It’s still Summer! I don’t know why, but this year, I’ve been expecting the balmy weather to give out aaaaaany minute now.
But enough about that. I made sandwiches, designed especially for eating in a park.
The main ingredients: some quality meat, some bitchin’ mustard, and arugula.
Left the bread untoasted, because good crusty bread is difficult enough in a sandwich without turning the crust into jagged shards that destroy the roof of your mouth.
I happened to be out of mayonnaise, so I used butter instead. It’s a British thing. Still feels kinda weird.
The order of things in a sandwich is crucial to me. Vegetables never go under meat. Meat is the anchor. Cheese goes in between.
However, in the case of this arugula, I had to put one layer of meat on top to hold it onto the sandwich. This almost killed me.
At picnics, the squished-to-death sandwich at the bottom is always the best. Wrap your sandwiches well, and press them. Let them rest under a heavy cutting board for a bit. Squeeze them. Step on them. Whatever it takes.

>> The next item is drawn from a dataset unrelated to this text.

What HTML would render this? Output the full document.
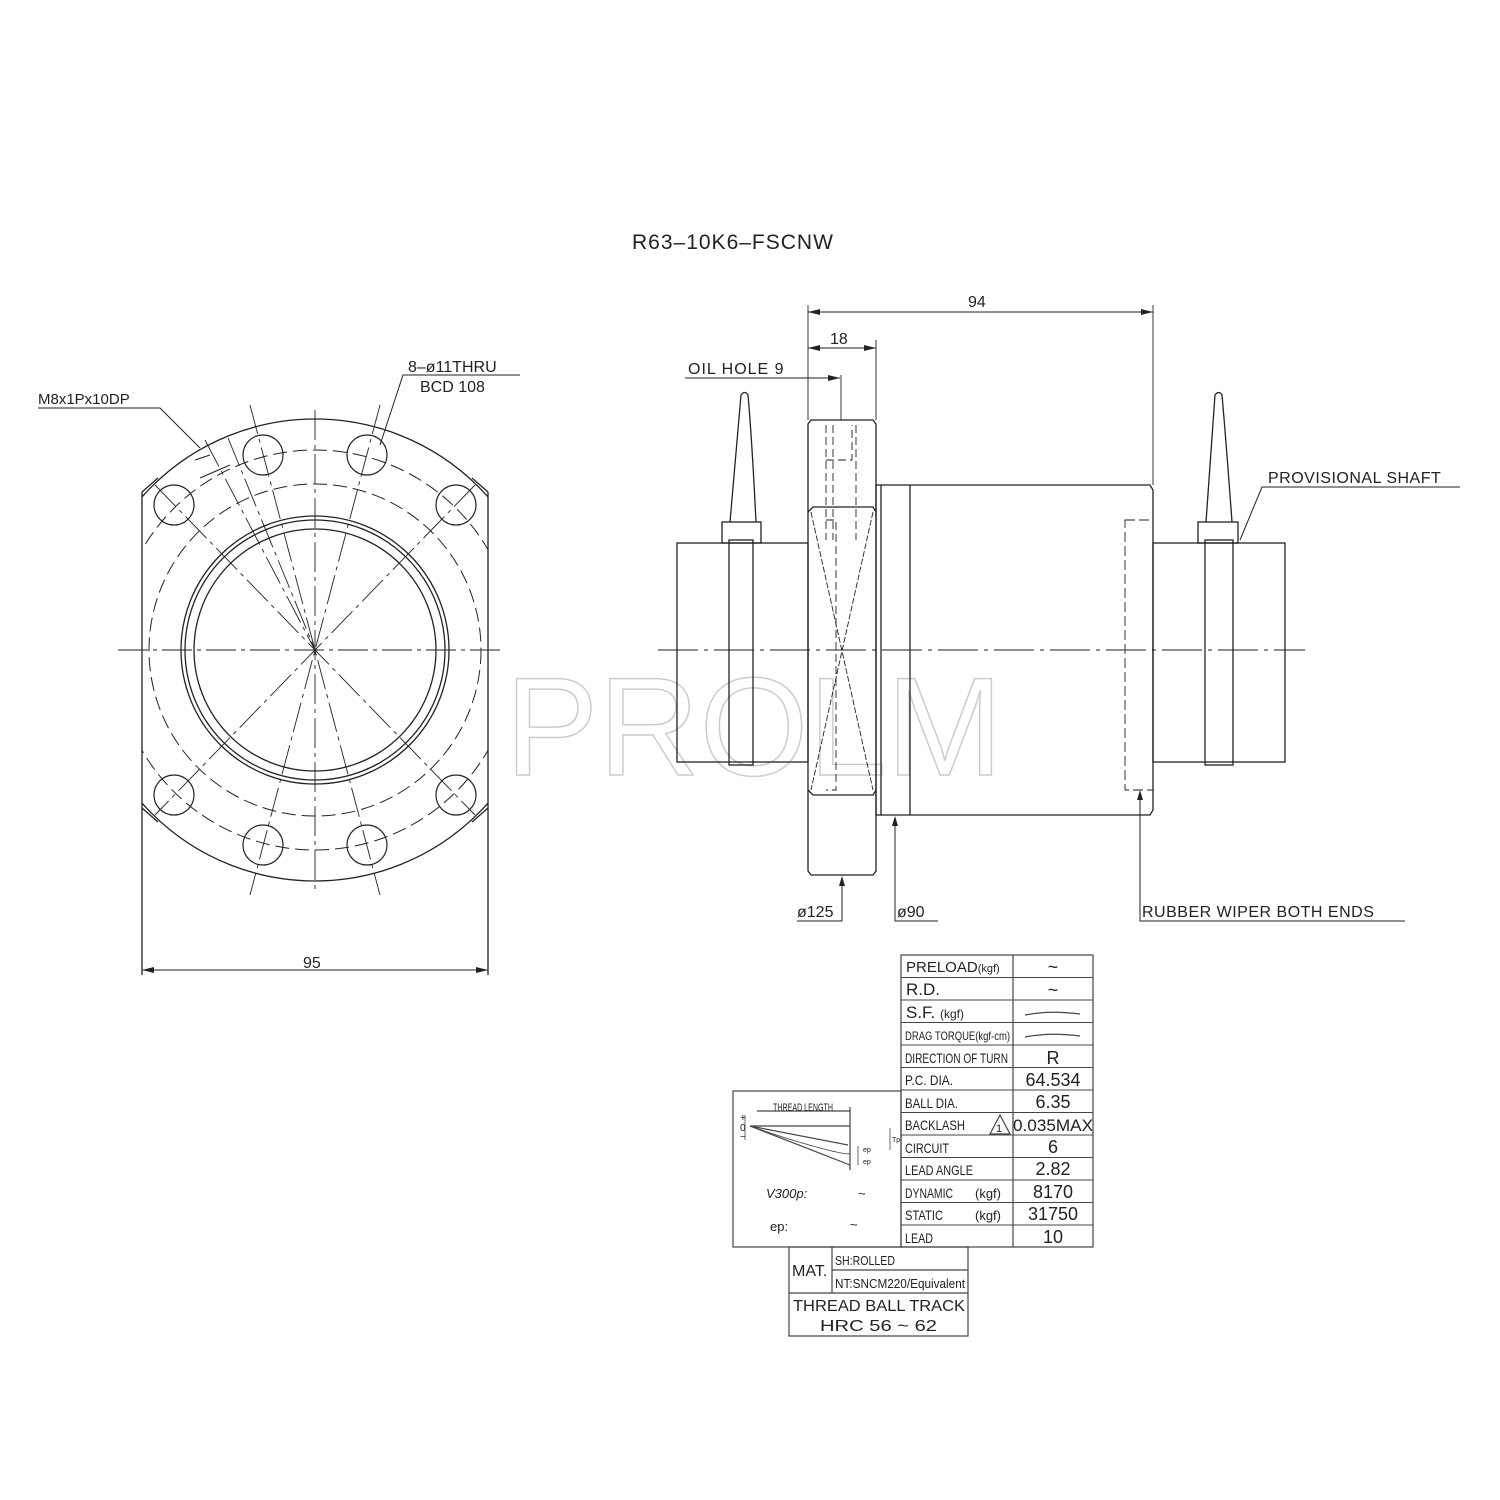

Remember that quality bread (like this) will resist being squished. Less-ideal bread will give up the ghost almost immediately.
In a perfect world, I would’ve also put a li’l olive salad on this sandwich, ersatz muffaletta style. It is not a perfect world, and it was getting dark.
Still, it was just right.
Oh my god, do you really think I'm giving you a recipe for sandwiches? You do not need a recipe for sandwiches.
- Sandwich filling
1. Put the sandwich filling on the bread.